Fixed Confidence (FC)¶
Problem¶
Given a set of models \(N\) can we find the best model \(N^*\) with a confidence greater than or equal to \((1 - p)\) where \(p\) is our p-value. For example if we want to find the model that is the best model with 95% confidence we would set \(p=0.05\).
Compared to the Fixed Budget approach here we find the best model and know that it is the best model with \((1 - p)\) confidence.
- Caveat
Assumes that the evaluations scores produced by the models follow a Gaussian (normal) distribution. For a great guide on knowing what distribution your evaluation metric would produce see Dror and Reichart, 2018 guide.
Methods¶
fiesta.non_adaptive_fc¶
This is the standard approach where all models each round are evaluated once and this continous until at the end of a round one of the models is better than the rest by a certain confidence level. All models are evaluated the same number of times hence non adaptive.
fiesta.TTTS¶
Top-Two Thompson Sampling (TTTS) (Russo, 2016) this approach does not give each model the same number of evaluations rather it evaluates the models that are performing better more often.
- Note
This approach has been shown to outperform the standard non-adpative FC approach as shown in this paper associated to this code base and the following notebook tutorial from this code based. Outperform here means that we find the best model in fewer number of evaluations/runs.

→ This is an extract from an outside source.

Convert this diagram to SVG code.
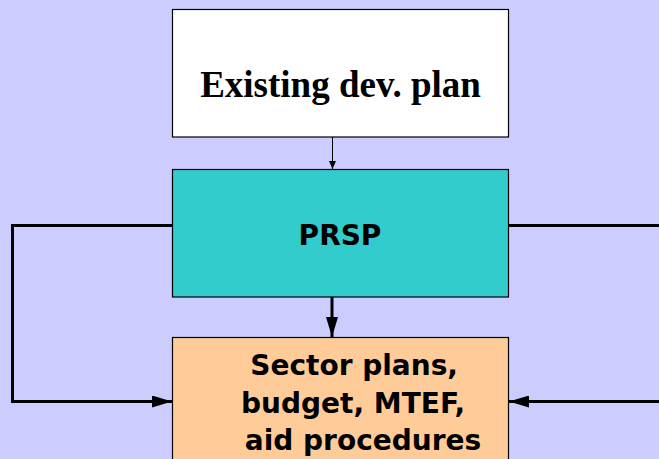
<svg xmlns="http://www.w3.org/2000/svg" width="659" height="459" viewBox="0 0 659 459">
<style>
.box{stroke:#000;stroke-width:1.2}
.thick{fill:none;stroke:#000;stroke-width:3}
.thin{fill:none;stroke:#000;stroke-width:1}
.serif{font-family:"Liberation Serif","Times New Roman",serif;font-weight:bold;fill:#000}
.sans{font-family:"DejaVu Sans",Verdana,sans-serif;font-weight:bold;fill:#000}
</style>
<defs>
<marker id="big" markerUnits="userSpaceOnUse" markerWidth="20" markerHeight="12" refX="20" refY="6" orient="auto">
<path d="M0,0 L20,6 L0,12 Z" fill="#000"/>
</marker>
<marker id="small" markerUnits="userSpaceOnUse" markerWidth="8" markerHeight="8" refX="8" refY="4" orient="auto">
<path d="M0,0.5 L8,4 L0,7.5 Z" fill="#000"/>
</marker>
</defs>
<rect width="659" height="459" fill="#CCCCFF"/>
<g id="existing">
<rect class="box" x="172.5" y="9.5" width="336" height="127.5" fill="#FFFFFF"/>
<text class="serif" x="340.5" y="97" font-size="37" text-anchor="middle">Existing dev. plan</text>
</g>
<g id="prsp">
<rect class="box" x="172.5" y="169.5" width="336" height="127.5" fill="#33CCCC"/>
<text class="sans" x="340" y="245" font-size="28" text-anchor="middle">PRSP</text>
</g>
<g id="sector">
<rect class="box" x="172.5" y="337.5" width="336" height="130" fill="#FFCC99"/>
<text class="sans" font-size="28" text-anchor="middle">
<tspan x="359" y="375">Sector plans,</tspan>
<tspan x="358" y="413">budget, MTEF,</tspan>
<tspan x="363" y="450">aid procedures</tspan>
</text>
</g>
<g id="connectors">
<path class="thin" d="M332.5,137 V169" marker-end="url(#small)"/>
<path class="thick" d="M332,297 V337" marker-end="url(#big)"/>
<path class="thick" d="M172,225.5 H12.5 V401.5 H172" marker-end="url(#big)"/>
<path class="thick" d="M509,225.5 H659"/>
<path class="thick" d="M659,401.5 H509" marker-end="url(#big)"/>
</g>
</svg>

For more details on this approach see the TTTS documentation.
Tutorials¶
Each tutorial is a runnable Google Colab notebook.
FIESTA paper replication - Shows how to replicate the results from the FIESTA paper using static data.
Custom AllenNLP models - Shows how to use the Fixed Budget and Confidence methods using Custom AllenNLP models, based around the tasks in the FIESTA paper (Target Dependent Sentiment Analysis). Compared to the replication tutorial the data is not static, very much a real world example.